_What you will do_
Filter out everything except lines holding "with".

_Information provided_
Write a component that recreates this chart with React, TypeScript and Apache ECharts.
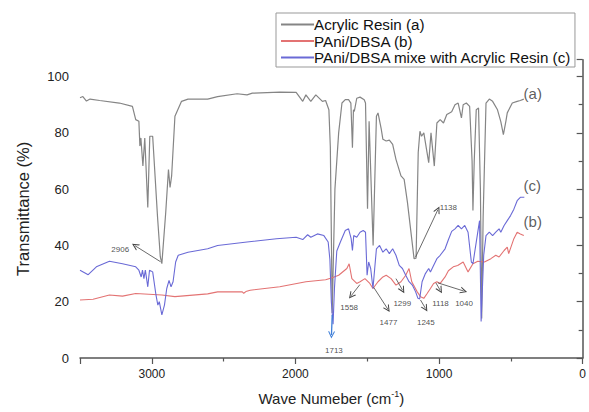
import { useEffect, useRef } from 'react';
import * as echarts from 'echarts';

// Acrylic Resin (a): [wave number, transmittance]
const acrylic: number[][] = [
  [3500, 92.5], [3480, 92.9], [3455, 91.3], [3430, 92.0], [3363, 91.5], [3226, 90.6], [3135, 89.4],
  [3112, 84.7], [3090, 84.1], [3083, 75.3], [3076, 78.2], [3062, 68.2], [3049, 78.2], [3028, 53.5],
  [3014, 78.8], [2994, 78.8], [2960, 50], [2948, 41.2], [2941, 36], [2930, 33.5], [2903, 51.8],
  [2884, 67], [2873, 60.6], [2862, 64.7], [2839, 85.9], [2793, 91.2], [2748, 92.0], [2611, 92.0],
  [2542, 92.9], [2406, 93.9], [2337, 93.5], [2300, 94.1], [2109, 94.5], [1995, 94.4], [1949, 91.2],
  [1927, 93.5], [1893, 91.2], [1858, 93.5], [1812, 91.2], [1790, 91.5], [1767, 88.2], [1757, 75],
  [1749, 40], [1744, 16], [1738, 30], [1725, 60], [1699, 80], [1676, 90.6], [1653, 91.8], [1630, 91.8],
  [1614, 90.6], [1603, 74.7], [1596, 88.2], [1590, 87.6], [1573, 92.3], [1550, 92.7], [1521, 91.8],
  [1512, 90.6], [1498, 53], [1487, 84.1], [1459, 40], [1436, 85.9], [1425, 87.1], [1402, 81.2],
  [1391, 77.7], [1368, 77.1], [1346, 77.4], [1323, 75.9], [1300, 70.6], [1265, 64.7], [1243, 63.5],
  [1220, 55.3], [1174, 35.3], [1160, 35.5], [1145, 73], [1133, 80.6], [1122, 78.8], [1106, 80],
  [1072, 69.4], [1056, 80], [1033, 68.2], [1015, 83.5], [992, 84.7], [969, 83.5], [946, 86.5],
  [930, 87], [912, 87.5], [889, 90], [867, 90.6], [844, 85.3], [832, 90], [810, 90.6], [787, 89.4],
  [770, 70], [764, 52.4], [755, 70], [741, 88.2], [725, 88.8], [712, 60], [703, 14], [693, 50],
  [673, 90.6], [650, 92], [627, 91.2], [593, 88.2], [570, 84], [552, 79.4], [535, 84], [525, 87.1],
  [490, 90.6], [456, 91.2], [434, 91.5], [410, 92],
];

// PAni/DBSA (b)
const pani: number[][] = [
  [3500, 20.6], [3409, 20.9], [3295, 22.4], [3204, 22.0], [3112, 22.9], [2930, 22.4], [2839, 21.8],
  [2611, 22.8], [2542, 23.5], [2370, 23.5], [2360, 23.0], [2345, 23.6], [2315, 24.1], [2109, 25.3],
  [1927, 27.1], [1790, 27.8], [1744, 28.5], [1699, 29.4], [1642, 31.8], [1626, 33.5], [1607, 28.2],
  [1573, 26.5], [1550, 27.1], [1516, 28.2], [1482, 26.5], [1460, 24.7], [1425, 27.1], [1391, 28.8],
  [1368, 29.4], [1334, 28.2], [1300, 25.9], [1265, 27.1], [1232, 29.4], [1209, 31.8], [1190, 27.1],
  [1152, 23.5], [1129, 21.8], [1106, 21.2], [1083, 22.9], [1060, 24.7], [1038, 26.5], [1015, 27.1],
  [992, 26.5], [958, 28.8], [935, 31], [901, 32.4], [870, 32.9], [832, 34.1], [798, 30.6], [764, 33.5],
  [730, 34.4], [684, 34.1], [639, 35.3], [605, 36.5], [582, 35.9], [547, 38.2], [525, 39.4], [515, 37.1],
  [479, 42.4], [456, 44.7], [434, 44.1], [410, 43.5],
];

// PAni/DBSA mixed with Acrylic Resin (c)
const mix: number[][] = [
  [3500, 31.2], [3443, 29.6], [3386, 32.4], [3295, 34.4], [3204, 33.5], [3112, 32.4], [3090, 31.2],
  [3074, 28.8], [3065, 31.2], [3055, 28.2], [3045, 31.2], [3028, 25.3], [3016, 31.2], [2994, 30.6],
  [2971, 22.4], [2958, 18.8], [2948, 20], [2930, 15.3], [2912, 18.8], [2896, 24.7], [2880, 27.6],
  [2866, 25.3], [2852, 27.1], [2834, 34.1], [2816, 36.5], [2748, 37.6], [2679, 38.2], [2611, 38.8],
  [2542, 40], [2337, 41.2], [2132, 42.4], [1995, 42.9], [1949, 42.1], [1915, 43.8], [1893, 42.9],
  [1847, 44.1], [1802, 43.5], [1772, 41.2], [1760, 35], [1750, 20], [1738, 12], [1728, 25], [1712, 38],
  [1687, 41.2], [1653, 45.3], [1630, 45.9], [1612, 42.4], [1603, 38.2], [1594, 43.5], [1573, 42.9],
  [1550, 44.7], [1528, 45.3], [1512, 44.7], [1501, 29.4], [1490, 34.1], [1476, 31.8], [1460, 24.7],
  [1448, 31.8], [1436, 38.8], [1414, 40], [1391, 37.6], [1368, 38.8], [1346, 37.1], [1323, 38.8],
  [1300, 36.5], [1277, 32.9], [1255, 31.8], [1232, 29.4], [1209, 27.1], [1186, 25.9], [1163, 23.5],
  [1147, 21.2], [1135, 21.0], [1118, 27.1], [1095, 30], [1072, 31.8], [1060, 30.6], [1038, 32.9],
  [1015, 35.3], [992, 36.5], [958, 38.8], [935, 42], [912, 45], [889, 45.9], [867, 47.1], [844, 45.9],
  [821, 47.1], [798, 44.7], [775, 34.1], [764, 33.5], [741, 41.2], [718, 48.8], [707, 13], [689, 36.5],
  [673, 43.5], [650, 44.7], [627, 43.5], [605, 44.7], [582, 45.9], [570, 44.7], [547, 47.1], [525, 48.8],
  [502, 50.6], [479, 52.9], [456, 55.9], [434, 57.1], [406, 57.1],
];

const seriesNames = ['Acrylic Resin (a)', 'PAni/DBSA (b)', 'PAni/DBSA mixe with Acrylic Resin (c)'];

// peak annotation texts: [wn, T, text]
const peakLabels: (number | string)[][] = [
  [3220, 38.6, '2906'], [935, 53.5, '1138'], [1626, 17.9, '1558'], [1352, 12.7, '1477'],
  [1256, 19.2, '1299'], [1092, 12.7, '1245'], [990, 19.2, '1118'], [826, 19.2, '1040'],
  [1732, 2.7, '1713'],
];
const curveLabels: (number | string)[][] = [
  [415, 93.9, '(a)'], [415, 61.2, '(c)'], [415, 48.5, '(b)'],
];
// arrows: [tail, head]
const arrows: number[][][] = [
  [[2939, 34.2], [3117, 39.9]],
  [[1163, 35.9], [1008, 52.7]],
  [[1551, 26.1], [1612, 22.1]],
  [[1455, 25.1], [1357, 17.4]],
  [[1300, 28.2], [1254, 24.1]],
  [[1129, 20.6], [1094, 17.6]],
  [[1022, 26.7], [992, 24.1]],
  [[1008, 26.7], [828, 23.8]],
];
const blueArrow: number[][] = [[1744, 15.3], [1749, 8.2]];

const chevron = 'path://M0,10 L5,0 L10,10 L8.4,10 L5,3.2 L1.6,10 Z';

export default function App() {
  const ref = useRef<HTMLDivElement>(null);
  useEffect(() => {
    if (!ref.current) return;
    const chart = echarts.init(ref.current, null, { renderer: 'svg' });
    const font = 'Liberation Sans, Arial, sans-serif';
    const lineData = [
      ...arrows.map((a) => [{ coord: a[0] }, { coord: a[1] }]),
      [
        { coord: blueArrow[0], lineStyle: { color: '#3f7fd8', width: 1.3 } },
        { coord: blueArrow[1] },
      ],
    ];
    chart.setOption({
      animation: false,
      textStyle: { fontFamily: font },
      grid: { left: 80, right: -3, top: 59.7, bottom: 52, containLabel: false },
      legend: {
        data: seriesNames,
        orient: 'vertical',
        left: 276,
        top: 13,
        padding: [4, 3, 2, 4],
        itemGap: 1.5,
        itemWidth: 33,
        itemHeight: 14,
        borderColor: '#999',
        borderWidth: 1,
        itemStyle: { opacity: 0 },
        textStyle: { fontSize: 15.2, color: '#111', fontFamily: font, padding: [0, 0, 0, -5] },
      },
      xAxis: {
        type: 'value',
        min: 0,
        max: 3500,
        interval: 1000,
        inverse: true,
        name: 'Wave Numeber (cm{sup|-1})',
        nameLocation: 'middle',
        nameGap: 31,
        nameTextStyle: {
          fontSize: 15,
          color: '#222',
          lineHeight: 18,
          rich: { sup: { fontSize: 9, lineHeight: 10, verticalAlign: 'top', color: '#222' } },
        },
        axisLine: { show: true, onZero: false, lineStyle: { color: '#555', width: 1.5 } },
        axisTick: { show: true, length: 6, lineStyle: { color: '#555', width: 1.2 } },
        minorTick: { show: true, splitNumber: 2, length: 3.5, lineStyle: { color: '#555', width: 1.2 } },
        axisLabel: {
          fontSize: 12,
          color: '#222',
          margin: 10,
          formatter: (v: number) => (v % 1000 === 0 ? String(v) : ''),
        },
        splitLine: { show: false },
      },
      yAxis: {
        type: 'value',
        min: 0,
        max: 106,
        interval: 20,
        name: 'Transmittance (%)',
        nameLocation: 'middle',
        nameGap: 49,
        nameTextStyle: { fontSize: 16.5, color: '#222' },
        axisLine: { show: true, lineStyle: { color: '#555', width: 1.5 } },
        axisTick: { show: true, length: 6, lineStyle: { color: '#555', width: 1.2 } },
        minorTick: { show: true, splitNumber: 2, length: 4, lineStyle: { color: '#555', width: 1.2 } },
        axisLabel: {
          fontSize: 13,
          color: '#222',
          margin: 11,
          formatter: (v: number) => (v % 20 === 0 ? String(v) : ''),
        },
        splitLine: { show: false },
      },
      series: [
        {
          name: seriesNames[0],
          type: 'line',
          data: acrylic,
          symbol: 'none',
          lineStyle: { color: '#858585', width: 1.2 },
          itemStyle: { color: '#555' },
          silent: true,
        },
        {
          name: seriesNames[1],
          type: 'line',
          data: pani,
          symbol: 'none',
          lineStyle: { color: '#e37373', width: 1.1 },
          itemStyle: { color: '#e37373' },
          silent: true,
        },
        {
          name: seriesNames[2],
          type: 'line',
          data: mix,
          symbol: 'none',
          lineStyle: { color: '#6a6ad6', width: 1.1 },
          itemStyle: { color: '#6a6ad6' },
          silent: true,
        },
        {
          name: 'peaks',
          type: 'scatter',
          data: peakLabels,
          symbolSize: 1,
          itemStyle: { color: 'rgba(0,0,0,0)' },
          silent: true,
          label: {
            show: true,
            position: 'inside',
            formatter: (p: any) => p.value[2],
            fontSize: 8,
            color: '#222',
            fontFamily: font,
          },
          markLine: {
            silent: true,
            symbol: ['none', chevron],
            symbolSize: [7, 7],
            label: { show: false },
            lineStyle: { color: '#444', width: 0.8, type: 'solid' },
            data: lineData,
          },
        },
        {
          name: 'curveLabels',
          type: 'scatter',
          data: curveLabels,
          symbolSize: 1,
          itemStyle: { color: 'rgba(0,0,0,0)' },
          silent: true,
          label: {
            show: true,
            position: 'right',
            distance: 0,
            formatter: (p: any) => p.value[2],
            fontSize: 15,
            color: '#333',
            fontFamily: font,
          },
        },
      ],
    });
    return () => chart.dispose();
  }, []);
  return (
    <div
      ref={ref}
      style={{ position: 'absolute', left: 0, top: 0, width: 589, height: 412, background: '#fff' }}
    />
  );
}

==

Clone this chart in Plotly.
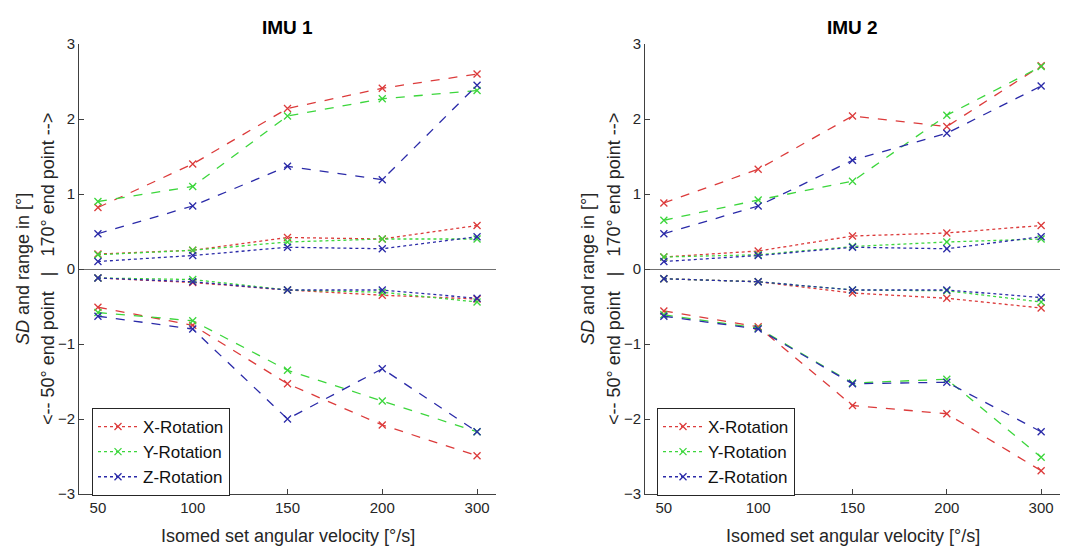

_Task response_
Write a component that recreates this chart with React, TypeScript and Apache ECharts.
// PAni/DBSA mixed with Acrylic Resin (c)
const seriesNames = ['Acrylic Resin (a)', 'PAni/DBSA (b)', 'PAni/DBSA mixe with Acrylic Resin (c)'];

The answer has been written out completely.